> [Goal of the exercise] Starting at the top of the listing, extract every line up to and including the one with "W, H = 537, 719". Pictures stay out of the copy.

> [Source material]
>>>
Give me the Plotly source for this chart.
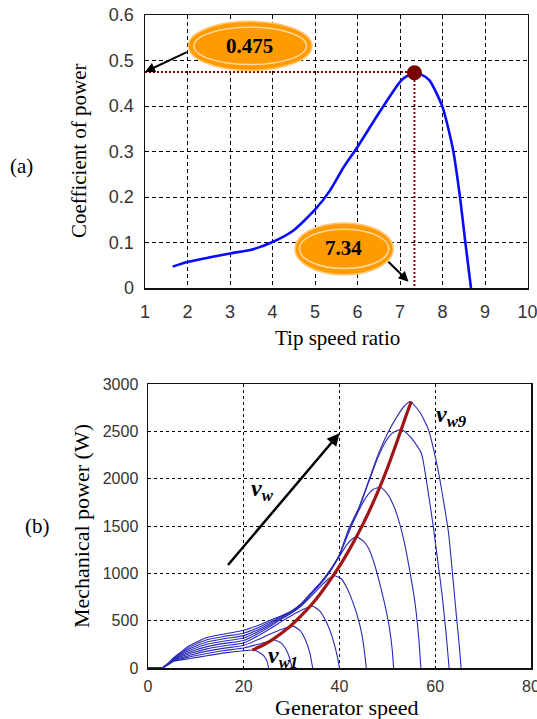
import plotly.graph_objects as go

W, H = 537, 719

# ---------------- (a) Coefficient of power vs tip speed ratio ----------------
tsr = [1.65, 2.0, 2.5, 3.0, 3.5, 4.0, 4.5, 5.0, 5.35, 5.67, 6.0, 6.5, 7.0, 7.15, 7.34, 7.5,
       7.69, 8.0, 8.25, 8.41, 8.53, 8.67]
cp = [0.047, 0.057, 0.067, 0.076, 0.084, 0.101, 0.127, 0.172, 0.214, 0.265, 0.310, 0.384,
      0.453, 0.465, 0.472, 0.469, 0.457, 0.398, 0.303, 0.201, 0.106, 0.0]
opt_tsr = 7.34
opt_cp = 0.475
tsr_ticks = [1, 2, 3, 4, 5, 6, 7, 8, 9, 10]
cp_ticks = [0, 0.1, 0.2, 0.3, 0.4, 0.5, 0.6]

# ---------------- (b) Mechanical power vs generator speed ----------------
vw1_speed = [0, 3, 4.2, 5.4, 8.8, 12.3, 16, 20, 21.8, 22.4, 24.1, 24.8, 25.2]
vw1_power = [0, 2, 35, 72, 100, 130, 160, 183, 190, 188, 134, 80, 0]

vw2_speed = [0, 3, 4.2, 5.4, 8.8, 12.3, 16, 20, 23, 25, 26.4, 27.8, 28.9, 29.6, 30.1]
vw2_power = [0, 2, 37, 77, 118, 154, 185, 212, 250, 280, 295, 265, 190, 100, 0]

vw3_speed = [0, 3, 4.2, 5.4, 8.8, 12.3, 16, 20, 23, 26, 28, 30.4, 31.8, 32.9, 33.8, 34.4]
vw3_power = [0, 2, 39, 82, 135, 178, 210, 238, 300, 370, 410, 440, 395, 295, 160, 0]

vw4_speed = [0, 3, 4.2, 5.4, 8.8, 12.3, 16, 20, 23, 26, 28, 30, 32, 34.3, 35.8, 37.1, 38.2,
             38.9, 39.5, 40]
vw4_power = [0, 2, 41, 87, 153, 202, 235, 264, 340, 430, 495, 555, 610, 655, 605, 502, 370,
             254, 130, 0]

vw5_speed = [0, 3, 4.2, 5.4, 8.8, 12.3, 16, 20, 23, 26, 28, 30, 32, 34, 36, 37.5, 38.9, 40.3,
             41.4, 42.6, 43.6, 44.4, 45, 45.6]
vw5_power = [0, 2, 43, 92, 170, 226, 260, 290, 365, 455, 520, 580, 655, 755, 860, 935, 975,
             945, 860, 720, 573, 420, 254, 0]

vw6_speed = [0, 3, 4.2, 5.4, 8.8, 12.3, 16, 20, 23, 26, 28, 30, 32, 34, 36, 38, 40, 41.5, 42.6,
             43.6, 45, 46.1, 47.4, 48.6, 49.6, 50.4, 51, 51.3]
vw6_power = [0, 2, 45, 97, 188, 250, 285, 316, 385, 470, 530, 588, 665, 775, 885, 1015, 1180,
             1300, 1360, 1385, 1340, 1262, 1080, 855, 640, 431, 200, 0]

vw7_speed = [0, 3, 4.2, 5.4, 8.8, 12.3, 16, 20, 23, 26, 28, 30, 32, 34, 36, 38, 40, 42, 44,
             45.5, 47, 48.6, 50, 51.4, 52.6, 53.6, 54.7, 55.7, 56.5, 57]
vw7_power = [0, 2, 47, 102, 205, 274, 310, 342, 405, 485, 540, 594, 672, 782, 893, 1025, 1192,
             1440, 1660, 1800, 1885, 1910, 1840, 1703, 1520, 1315, 1020, 714, 350, 0]

vw8_speed = [0, 3, 4.2, 5.4, 8.8, 12.3, 16, 20, 23, 26, 28, 30, 32, 34, 36, 38, 40, 42, 44, 46,
             48, 49.5, 51, 53, 55, 57.1, 58.4, 59.6, 60.6, 61.4, 62.2, 62.9]
vw8_power = [0, 2, 49, 107, 223, 298, 335, 368, 425, 500, 548, 598, 677, 787, 897, 1028, 1197,
             1465, 1675, 1950, 2220, 2380, 2480, 2520, 2430, 2269, 1900, 1491, 1100, 785, 400, 0]

vw9_speed = [0, 3, 4.2, 5.4, 8.8, 12.3, 16, 20, 23, 26, 28, 30, 32, 34, 36, 38, 40, 42, 44, 46,
             48, 50, 52, 53.5, 54.8, 56.9, 58.6, 60, 61, 62, 62.8, 63.6, 64.4, 65, 65.4]
vw9_power = [0, 2, 51, 112, 240, 322, 360, 398, 450, 515, 555, 605, 680, 790, 900, 1032, 1200,
             1480, 1690, 1965, 2245, 2475, 2655, 2765, 2815, 2693, 2516, 2233, 1980, 1680, 1420,
             1000, 560, 250, 0]

mppt_speed = [21.8, 24, 26, 28, 30, 32, 34, 36, 38, 40, 42, 44, 46, 48, 50, 52, 54, 55]
mppt_power = [190, 240, 300, 372, 455, 552, 660, 785, 925, 1075, 1245, 1430, 1635, 1860, 2110,
              2390, 2680, 2815]

speed_ticks = [0, 20, 40, 60, 80]
power_ticks = [0, 500, 1000, 1500, 2000, 2500, 3000]

# ---------------- styling ----------------
SERIF = "Liberation Serif, Times New Roman, serif"
SANS = "Liberation Sans, Arial, sans-serif"
BLUE_TOP = "#0a0aff"
BLUE_BOT = "#2a2ab8"
DARK_RED = "#8b0000"
MPPT_RED = "#a01515"
ORANGE = "#ff9a00"


def px_x(p):
    return p / W


def px_y(p):
    return 1 - p / H


fig = go.Figure()

# (a) traces
fig.add_trace(go.Scatter(x=tsr, y=cp, mode="lines",
                         line=dict(color=BLUE_TOP, width=2.6, shape="spline", smoothing=0.6),
                         xaxis="x", yaxis="y", hoverinfo="skip"))
fig.add_trace(go.Scatter(x=[tsr_ticks[0], opt_tsr], y=[opt_cp, opt_cp], mode="lines",
                         line=dict(color=DARK_RED, width=2, dash="2px,2px"),
                         xaxis="x", yaxis="y", hoverinfo="skip"))
fig.add_trace(go.Scatter(x=[opt_tsr, opt_tsr], y=[opt_cp, 0], mode="lines",
                         line=dict(color=DARK_RED, width=2, dash="2px,2px"),
                         xaxis="x", yaxis="y", hoverinfo="skip"))
fig.add_trace(go.Scatter(x=[opt_tsr], y=[opt_cp - 0.002], mode="markers",
                         marker=dict(color="#7a0000", size=15), xaxis="x", yaxis="y",
                         hoverinfo="skip"))

# (b) traces
curves = [(vw1_speed, vw1_power), (vw2_speed, vw2_power), (vw3_speed, vw3_power),
          (vw4_speed, vw4_power), (vw5_speed, vw5_power), (vw6_speed, vw6_power),
          (vw7_speed, vw7_power), (vw8_speed, vw8_power), (vw9_speed, vw9_power)]
for sx, sp in curves:
    fig.add_trace(go.Scatter(x=sx, y=sp, mode="lines",
                             line=dict(color=BLUE_BOT, width=1.1, shape="spline", smoothing=0.5),
                             xaxis="x2", yaxis="y2", hoverinfo="skip"))
fig.add_trace(go.Scatter(x=mppt_speed, y=mppt_power, mode="lines",
                         line=dict(color=MPPT_RED, width=3.2, shape="spline", smoothing=0.5),
                         xaxis="x2", yaxis="y2", hoverinfo="skip"))

axis_common = dict(showline=True, mirror=True, linecolor="#111", linewidth=1.5,
                   zeroline=False, showgrid=True, gridcolor="#000", gridwidth=1,
                   ticks="", automargin=False, ticklabeloverflow="allow",
                   tickfont=dict(family=SANS, size=18, color="#333"))
small_font = dict(family=SANS, size=16, color="#333")

fig.update_layout(
    width=W, height=H, margin=dict(l=0, r=0, t=0, b=0, autoexpand=False),
    paper_bgcolor="white", plot_bgcolor="white", showlegend=False,
    xaxis=dict(domain=[px_x(145), px_x(527.5)], range=[1, 10], tickvals=tsr_ticks,
               griddash="4px,3px", anchor="y", ticklabelstandoff=7, **axis_common),
    yaxis=dict(domain=[px_y(288), px_y(15)], range=[0, 0.6], tickvals=cp_ticks,
               ticktext=[f"{v:g}" for v in cp_ticks],
               griddash="4px,3px", anchor="x", ticklabelstandoff=6, **axis_common),
    xaxis2=dict(domain=[px_x(148), px_x(531)], range=[0, 80], tickvals=speed_ticks,
                griddash="3px,3px", anchor="y2", ticklabelstandoff=3,
                **{**axis_common, "tickfont": small_font}),
    yaxis2=dict(domain=[px_y(668), px_y(384)], range=[0, 3000], tickvals=power_ticks,
                griddash="3px,3px", anchor="x2", ticklabelstandoff=5,
                **{**axis_common, "tickfont": small_font}),
)

# Callout ellipses (a)
shapes = []
for (x0, x1, y0, y1) in [(2.02, 4.93, 0.478, 0.586), (4.53, 6.84, 0.029, 0.143)]:
    shapes.append(dict(type="circle", xref="x", yref="y", x0=x0, x1=x1, y0=y0, y1=y1,
                       fillcolor=ORANGE, line=dict(color="#ffc870", width=1.5), layer="above"))
    dx = (x1 - x0) * 0.045
    dy = (y1 - y0) * 0.12
    shapes.append(dict(type="circle", xref="x", yref="y", x0=x0 + dx, x1=x1 - dx,
                       y0=y0 + dy, y1=y1 - dy, fillcolor="rgba(0,0,0,0)",
                       line=dict(color="#ffd9a0", width=1.5), layer="above"))
fig.update_layout(shapes=shapes)

ann = []
# arrows (a)
ann.append(dict(xref="x", yref="y", axref="x", ayref="y", x=1.0, y=opt_cp, ax=2.02, ay=0.52,
                showarrow=True, arrowhead=2, arrowsize=1, arrowwidth=2, arrowcolor="#000",
                text=" ", font=dict(size=1)))
ann.append(dict(xref="x", yref="y", axref="x", ayref="y", x=7.2, y=0.014, ax=6.69, ay=0.061,
                showarrow=True, arrowhead=2, arrowsize=1, arrowwidth=2, arrowcolor="#000",
                text=" ", font=dict(size=1)))
ann.append(dict(xref="x", yref="y", x=3.47, y=0.532, showarrow=False,
                text=f"<b>{opt_cp:.3f}</b>", font=dict(family=SERIF, size=21, color="#000")))
ann.append(dict(xref="x", yref="y", x=5.68, y=0.088, showarrow=False,
                text=f"<b>{opt_tsr:.2f}</b>", font=dict(family=SERIF, size=21, color="#000")))

# arrow (b)
ann.append(dict(xref="x2", yref="y2", axref="x2", ayref="y2", x=40, y=2480, ax=16.4, ay=1070,
                showarrow=True, arrowhead=2, arrowsize=1, arrowwidth=2.5, arrowcolor="#000",
                text=" ", font=dict(size=1)))
ann.append(dict(xref="x2", yref="y2", x=21.0, y=1881, xanchor="left", yanchor="middle",
                showarrow=False, text="<b><i>v</i></b><sub><b><i>w</i></b></sub>",
                font=dict(family=SERIF, size=24, color="#000")))
ann.append(dict(xref="x2", yref="y2", x=59.8, y=2660, xanchor="left", yanchor="middle",
                showarrow=False, text="<b><i>v</i></b><sub><b><i>w9</i></b></sub>",
                font=dict(family=SERIF, size=24, color="#000")))
ann.append(dict(xref="x2", yref="y2", x=24.6, y=120, xanchor="left", yanchor="middle",
                showarrow=False, text="<b><i>v</i></b><sub><b><i>w1</i></b></sub>",
                font=dict(family=SERIF, size=24, color="#000")))


def label(text, x, y, size, angle=0):
    ann.append(dict(xref="paper", yref="paper", x=px_x(x), y=px_y(y), showarrow=False,
                    xanchor="center", yanchor="middle", textangle=angle, text=text,
                    font=dict(family=SERIF, size=size, color="#000")))


# titles & panel labels
label("Coefficient of power", 79, 151, 21, -90)
label("Tip speed ratio", 337, 338, 21)
label("Mechanical power (W)", 81, 526, 22, -90)
label("Generator speed", 347, 707, 22)
label("(a)", 21, 166, 21)
label("(b)", 37, 526, 21)
fig.update_layout(annotations=ann)

# remove the default page margin so the figure fills the window exactly
fig.write_html("out.html",
               config={"displayModeBar": False, "staticPlot": True},
               post_script="document.body.style.margin='0';"
                           "document.body.style.overflow='hidden';"
                           "document.documentElement.style.overflow='hidden';")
<<<
> [Finished task]
Give me the Plotly source for this chart.
import plotly.graph_objects as go

W, H = 537, 719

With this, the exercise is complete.